NABOR officials, who had discussed bringing up the statue with Czech officials during their trip, discovered that Prague Jews had also been trying to resolve the issue: with little success, Rabbi Brown said. Pavlat said feelings about the statute are mixed in the small Jewish community.
"Many of them are not religious and don’t understand Hebrew. I don’t think the inscription is perceived by them as something disturbing," he explained in an e-mail this week. "For local observant Jews [and] those who visit Prague as tourists, the inscription is indeed offending, reminding of the old anti-Jewish stereotypes of the Catholic Church." Local legend has it that a Jewish leader named Elias Backoffen blasphemed Christianity at the statue in 1693, and was found guilty during a fixed trial conducted by Prague’s Christian government officials. On March 20, 1694, Backoffen was fined 1,000 gold florins.
To punish the Jews, the Czech government on Sept. 13, 1696 added to the statue a gold Hebrew inscription, paid for with Backoffen’s fine. Following the NABOR trip, Rabbi Brown wrote to Prague Mayor Jan Kasl requesting that the offending inscription be removed.
"The Hebrew words do not belong there. Perhaps they belong in the Jewish museum," he wrote.
But the mayor and the office of national landmarks rejected the suggestion, citing the relic’s national landmark status. "The decoration of the Charles Bridge cannot be changed because the National Heritage Law excludes any such intervention," the mayor responded in a May 7 letter to Rabbi Brown. According to the State Monument Care Institute, the Charles Bridge "is among the most important monuments of both the City and the country. Currently it is in the highest category of monument protection."
Kasl did agree, however, to consider placing a plaque of explanation beneath the sculpture, according to his response to Rabbi Brown. On June 17, Pavlat sent a letter to Prague’s Monument Care Department proposing the text to be fixed beneath the crucifix. Two weeks later, the landmarks agency said it needed the exact text and other information before proceeding.

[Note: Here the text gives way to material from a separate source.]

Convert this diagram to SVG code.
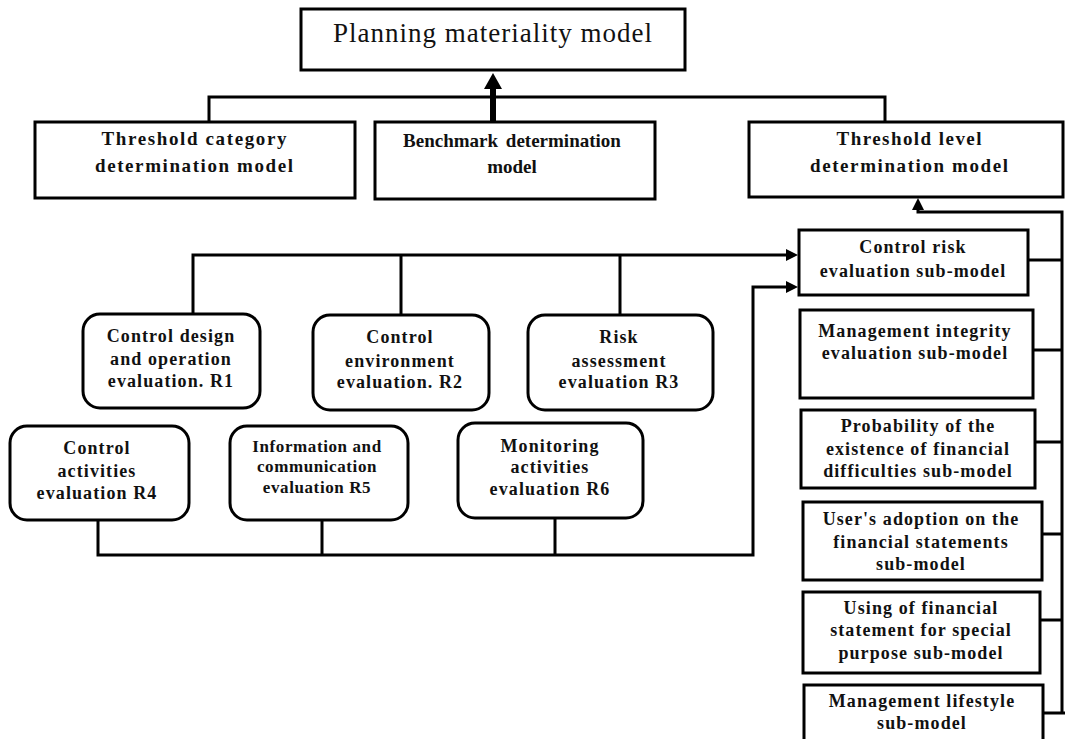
<svg xmlns="http://www.w3.org/2000/svg" width="1065" height="739" viewBox="0 0 1065 739">
<defs>
<style>
.box{fill:#fff;stroke:#000;stroke-width:3}
.rbox{fill:#fff;stroke:#000;stroke-width:3}
.ln{fill:none;stroke:#000;stroke-width:3}
text{font-family:"Liberation Serif","Times New Roman",serif;fill:#111;text-anchor:middle}
.h{font-size:19px;font-weight:bold}
.s{font-size:18px;font-weight:bold;letter-spacing:1.1px}
.s2{font-size:17px;font-weight:bold;letter-spacing:0.6px}
.t{font-size:27px;letter-spacing:1px}
</style>
<marker id="ah" viewBox="0 0 12 12" refX="0" refY="6" markerWidth="12" markerHeight="12" markerUnits="userSpaceOnUse" orient="auto"><path d="M0,0 L12,6 L0,12 z" fill="#000"/></marker>
<marker id="ahb" viewBox="0 0 16 18" refX="0" refY="9" markerWidth="16" markerHeight="18" markerUnits="userSpaceOnUse" orient="auto"><path d="M0,0 L16,9 L0,18 z" fill="#000"/></marker>
</defs>
<rect width="1065" height="739" fill="#fff"/>
<g id="connectors">
<path class="ln" d="M209,122 V97 H885 V122"/>
<path d="M493,122 V89" fill="none" stroke="#000" stroke-width="6" marker-end="url(#ahb)"/>
<path class="ln" d="M1028,260 H1062 M1033,350 H1062 M1035,442 H1062 M1042,534 H1062 M1040,620 H1062 M1043,713 H1065"/>
<path class="ln" d="M1062,713 V212 H918 V210" marker-end="url(#ah)"/>
<path class="ln" d="M193,314 V255 H786" marker-end="url(#ah)"/>
<path class="ln" d="M401,315 V255 M620,315 V255"/>
<path class="ln" d="M98,520 V555 H753 V287 H786" marker-end="url(#ah)"/>
<path class="ln" d="M322,520 V555 M555,518 V555"/>
</g>
<g id="planning">
<rect class="box" x="301" y="9" width="384" height="61"/>
<text class="t" x="493" y="42">Planning materiality model</text>
</g>
<g id="threshold-category">
<rect class="box" x="35" y="122" width="320" height="76"/>
<text class="h" x="194" y="145" textLength="185" lengthAdjust="spacing">Threshold category</text>
<text class="h" x="194" y="172" textLength="198" lengthAdjust="spacing">determination model</text>
</g>
<g id="benchmark">
<rect class="box" x="375" y="122" width="280" height="77"/>
<text class="h" x="512" y="147" word-spacing="3">Benchmark determination</text>
<text class="h" x="512" y="173">model</text>
</g>
<g id="threshold-level">
<rect class="box" x="749" y="122" width="314" height="75"/>
<text class="h" x="909" y="145" textLength="145" lengthAdjust="spacing">Threshold level</text>
<text class="h" x="909" y="172" textLength="198" lengthAdjust="spacing">determination model</text>
</g>
<g id="control-risk">
<rect class="box" x="799" y="230" width="229" height="65"/>
<text class="s" x="913" y="253">Control risk</text>
<text class="s" x="913" y="277">evaluation sub-model</text>
</g>
<g id="management-integrity">
<rect class="box" x="800" y="310" width="233" height="88"/>
<text class="s" x="915" y="337">Management integrity</text>
<text class="s" x="915" y="359">evaluation sub-model</text>
</g>
<g id="probability">
<rect class="box" x="801" y="410" width="234" height="78"/>
<text class="s" x="918" y="432">Probability of the</text>
<text class="s" x="918" y="455">existence of financial</text>
<text class="s" x="918" y="477">difficulties sub-model</text>
</g>
<g id="users-adoption">
<rect class="box" x="803" y="502" width="239" height="78"/>
<text class="s" x="921" y="525">User's adoption on the</text>
<text class="s" x="921" y="548">financial statements</text>
<text class="s" x="921" y="570">sub-model</text>
</g>
<g id="special-purpose">
<rect class="box" x="803" y="592" width="237" height="81"/>
<text class="s" x="921" y="614">Using of financial</text>
<text class="s" x="921" y="636">statement for special</text>
<text class="s" x="921" y="659">purpose sub-model</text>
</g>
<g id="management-lifestyle">
<rect class="box" x="804" y="685" width="239" height="70"/>
<text class="s" x="922" y="707">Management lifestyle</text>
<text class="s" x="922" y="729">sub-model</text>
</g>
<g id="r1">
<rect class="rbox" x="83" y="314" width="177" height="94" rx="17"/>
<text class="s" x="171" y="342">Control design</text>
<text class="s" x="171" y="365">and operation</text>
<text class="s" x="171" y="387">evaluation. R1</text>
</g>
<g id="r2">
<rect class="rbox" x="313" y="315" width="176" height="95" rx="17"/>
<text class="s" x="400" y="343">Control</text>
<text class="s" x="400" y="367">environment</text>
<text class="s" x="400" y="388">evaluation. R2</text>
</g>
<g id="r3">
<rect class="rbox" x="528" y="315" width="185" height="95" rx="17"/>
<text class="s" x="619" y="343">Risk</text>
<text class="s" x="619" y="367">assessment</text>
<text class="s" x="619" y="388">evaluation R3</text>
</g>
<g id="r4">
<rect class="rbox" x="10" y="426" width="179" height="94" rx="17"/>
<text class="s" x="97" y="454">Control</text>
<text class="s" x="97" y="477">activities</text>
<text class="s" x="97" y="499">evaluation R4</text>
</g>
<g id="r5">
<rect class="rbox" x="230" y="426" width="178" height="94" rx="17"/>
<text class="s2" x="317" y="452">Information and</text>
<text class="s2" x="317" y="472">communication</text>
<text class="s2" x="317" y="493">evaluation R5</text>
</g>
<g id="r6">
<rect class="rbox" x="458" y="423" width="185" height="95" rx="17"/>
<text class="s" x="550" y="452">Monitoring</text>
<text class="s" x="550" y="473">activities</text>
<text class="s" x="550" y="495">evaluation R6</text>
</g>
</svg>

"I was promised that then there will be a meeting bringing together involved institutions (the Monument Care Department of the Prague Municipality, the State Monument Care Institute, the Gallery of the City of Prague, the Jewish Museum in Prague, the mayor of Prague and Rabbi Sidon) to solve all possible problems," Pavlat said.
Jewish researchers dispute the legend contained in Czech tour books and repeated by local guides. Pavlat explained that the true story 306 years ago revolved around a legal war between representatives of the Czech Jewish community. Rabbi Schneier said the explanatory plaque would be a major step. "To put this into context, this statue is like the Statute of Liberty for Czech citizenry," he said. "For any Jew who has been to been to Prague, this is a very big thing." Petr Gandalovic, the Polish general consul in New York who accompanied the NABOR group in March, said he is optimistic a solution can be reached.
"I understand it might be very damaging for Jewish people, just the fact that it’s been there for centuries," he told The Jewish Week Monday. "It’s better to get together and find a way how these things can be explained to the general public to avoid misunderstandings and sensational explanations from tourist guides." But he said it is also important to insure that the general population of Prague is not offended by any changes to its historic bridge. Gandalovic and Pavlat credit NABOR for helping make progress. "The presence of the American rabbis seems to me to be quite important to the discussion," said the Polish diplomat.